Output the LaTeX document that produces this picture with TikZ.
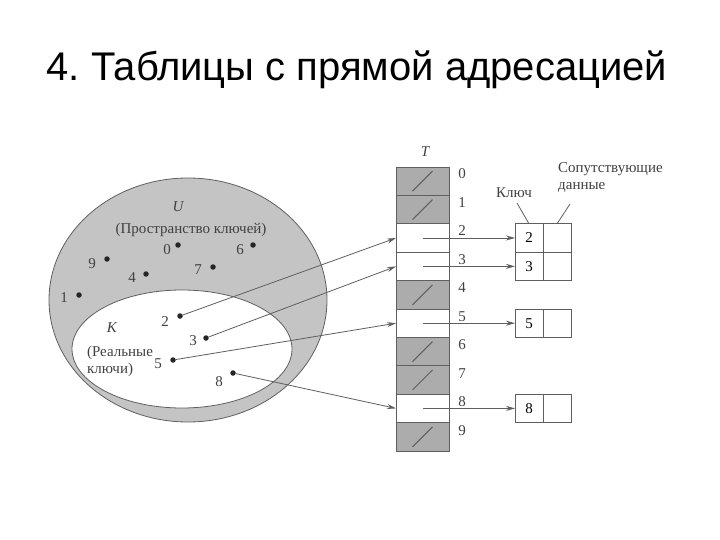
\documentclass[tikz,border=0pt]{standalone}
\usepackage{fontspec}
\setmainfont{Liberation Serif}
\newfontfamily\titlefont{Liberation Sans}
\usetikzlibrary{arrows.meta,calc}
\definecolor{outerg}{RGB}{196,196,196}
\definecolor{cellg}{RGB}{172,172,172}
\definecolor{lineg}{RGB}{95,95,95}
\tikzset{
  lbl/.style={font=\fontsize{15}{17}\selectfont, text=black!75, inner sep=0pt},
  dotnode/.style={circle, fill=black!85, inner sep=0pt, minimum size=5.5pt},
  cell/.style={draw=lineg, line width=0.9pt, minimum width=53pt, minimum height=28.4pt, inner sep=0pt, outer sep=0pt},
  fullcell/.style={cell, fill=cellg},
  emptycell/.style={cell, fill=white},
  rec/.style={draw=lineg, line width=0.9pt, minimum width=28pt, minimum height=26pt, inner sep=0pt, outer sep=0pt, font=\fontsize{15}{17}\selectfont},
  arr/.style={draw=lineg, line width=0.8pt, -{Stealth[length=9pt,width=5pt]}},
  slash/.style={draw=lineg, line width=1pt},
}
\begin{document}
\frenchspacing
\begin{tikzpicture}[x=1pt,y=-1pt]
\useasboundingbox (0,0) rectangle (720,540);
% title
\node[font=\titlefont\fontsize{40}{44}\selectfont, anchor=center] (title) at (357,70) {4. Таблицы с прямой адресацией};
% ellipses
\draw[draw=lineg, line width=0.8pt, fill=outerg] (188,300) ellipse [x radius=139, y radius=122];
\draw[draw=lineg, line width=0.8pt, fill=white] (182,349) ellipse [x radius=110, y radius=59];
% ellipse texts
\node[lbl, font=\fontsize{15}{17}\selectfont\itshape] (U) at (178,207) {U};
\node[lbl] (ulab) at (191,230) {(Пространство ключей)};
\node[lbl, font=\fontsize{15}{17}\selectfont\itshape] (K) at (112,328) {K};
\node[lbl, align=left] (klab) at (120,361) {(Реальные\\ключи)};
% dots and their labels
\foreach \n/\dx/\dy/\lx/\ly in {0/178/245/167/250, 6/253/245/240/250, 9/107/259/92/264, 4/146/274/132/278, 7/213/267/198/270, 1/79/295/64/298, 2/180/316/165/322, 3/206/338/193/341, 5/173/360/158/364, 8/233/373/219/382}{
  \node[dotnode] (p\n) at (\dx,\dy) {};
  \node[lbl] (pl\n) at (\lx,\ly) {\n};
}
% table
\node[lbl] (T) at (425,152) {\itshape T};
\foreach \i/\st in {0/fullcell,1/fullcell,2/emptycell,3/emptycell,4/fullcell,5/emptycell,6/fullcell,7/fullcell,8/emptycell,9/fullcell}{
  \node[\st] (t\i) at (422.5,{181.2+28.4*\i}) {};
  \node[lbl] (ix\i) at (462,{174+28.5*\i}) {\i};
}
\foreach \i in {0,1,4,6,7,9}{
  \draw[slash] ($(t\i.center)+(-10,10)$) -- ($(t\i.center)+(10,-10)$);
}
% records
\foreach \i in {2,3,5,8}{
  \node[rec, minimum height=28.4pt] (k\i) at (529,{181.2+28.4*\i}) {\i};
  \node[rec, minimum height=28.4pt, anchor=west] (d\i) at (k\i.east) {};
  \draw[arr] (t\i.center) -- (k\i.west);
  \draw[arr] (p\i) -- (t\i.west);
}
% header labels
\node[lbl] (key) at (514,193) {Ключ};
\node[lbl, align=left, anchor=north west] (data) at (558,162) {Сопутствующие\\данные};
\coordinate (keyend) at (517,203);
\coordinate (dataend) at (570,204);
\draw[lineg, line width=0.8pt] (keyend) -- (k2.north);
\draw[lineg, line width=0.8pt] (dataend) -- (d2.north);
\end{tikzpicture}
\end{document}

■ WHAT YOU NEED TO DO:
Go through the listing above and write it all out exactly, leaving out any picture.

■ TASK ANSWER:
Output the LaTeX document that produces this picture with TikZ.
\documentclass[tikz,border=0pt]{standalone}
\usepackage{fontspec}
\setmainfont{Liberation Serif}
\newfontfamily\titlefont{Liberation Sans}
\usetikzlibrary{arrows.meta,calc}
\definecolor{outerg}{RGB}{196,196,196}
\definecolor{cellg}{RGB}{172,172,172}
\definecolor{lineg}{RGB}{95,95,95}
\tikzset{
  lbl/.style={font=\fontsize{15}{17}\selectfont, text=black!75, inner sep=0pt},
  dotnode/.style={circle, fill=black!85, inner sep=0pt, minimum size=5.5pt},
  cell/.style={draw=lineg, line width=0.9pt, minimum width=53pt, minimum height=28.4pt, inner sep=0pt, outer sep=0pt},
  fullcell/.style={cell, fill=cellg},
  emptycell/.style={cell, fill=white},
  rec/.style={draw=lineg, line width=0.9pt, minimum width=28pt, minimum height=26pt, inner sep=0pt, outer sep=0pt, font=\fontsize{15}{17}\selectfont},
  arr/.style={draw=lineg, line width=0.8pt, -{Stealth[length=9pt,width=5pt]}},
  slash/.style={draw=lineg, line width=1pt},
}
\begin{document}
\frenchspacing
\begin{tikzpicture}[x=1pt,y=-1pt]
\useasboundingbox (0,0) rectangle (720,540);
% title
\node[font=\titlefont\fontsize{40}{44}\selectfont, anchor=center] (title) at (357,70) {4. Таблицы с прямой адресацией};
% ellipses
\draw[draw=lineg, line width=0.8pt, fill=outerg] (188,300) ellipse [x radius=139, y radius=122];
\draw[draw=lineg, line width=0.8pt, fill=white] (182,349) ellipse [x radius=110, y radius=59];
% ellipse texts
\node[lbl, font=\fontsize{15}{17}\selectfont\itshape] (U) at (178,207) {U};
\node[lbl] (ulab) at (191,230) {(Пространство ключей)};
\node[lbl, font=\fontsize{15}{17}\selectfont\itshape] (K) at (112,328) {K};
\node[lbl, align=left] (klab) at (120,361) {(Реальные\\ключи)};
% dots and their labels
\foreach \n/\dx/\dy/\lx/\ly in {0/178/245/167/250, 6/253/245/240/250, 9/107/259/92/264, 4/146/274/132/278, 7/213/267/198/270, 1/79/295/64/298, 2/180/316/165/322, 3/206/338/193/341, 5/173/360/158/364, 8/233/373/219/382}{
  \node[dotnode] (p\n) at (\dx,\dy) {};
  \node[lbl] (pl\n) at (\lx,\ly) {\n};
}
% table
\node[lbl] (T) at (425,152) {\itshape T};
\foreach \i/\st in {0/fullcell,1/fullcell,2/emptycell,3/emptycell,4/fullcell,5/emptycell,6/fullcell,7/fullcell,8/emptycell,9/fullcell}{
  \node[\st] (t\i) at (422.5,{181.2+28.4*\i}) {};
  \node[lbl] (ix\i) at (462,{174+28.5*\i}) {\i};
}
\foreach \i in {0,1,4,6,7,9}{
  \draw[slash] ($(t\i.center)+(-10,10)$) -- ($(t\i.center)+(10,-10)$);
}
% records
\foreach \i in {2,3,5,8}{
  \node[rec, minimum height=28.4pt] (k\i) at (529,{181.2+28.4*\i}) {\i};
  \node[rec, minimum height=28.4pt, anchor=west] (d\i) at (k\i.east) {};
  \draw[arr] (t\i.center) -- (k\i.west);
  \draw[arr] (p\i) -- (t\i.west);
}
% header labels
\node[lbl] (key) at (514,193) {Ключ};
\node[lbl, align=left, anchor=north west] (data) at (558,162) {Сопутствующие\\данные};
\coordinate (keyend) at (517,203);
\coordinate (dataend) at (570,204);
\draw[lineg, line width=0.8pt] (keyend) -- (k2.north);
\draw[lineg, line width=0.8pt] (dataend) -- (d2.north);
\end{tikzpicture}
\end{document}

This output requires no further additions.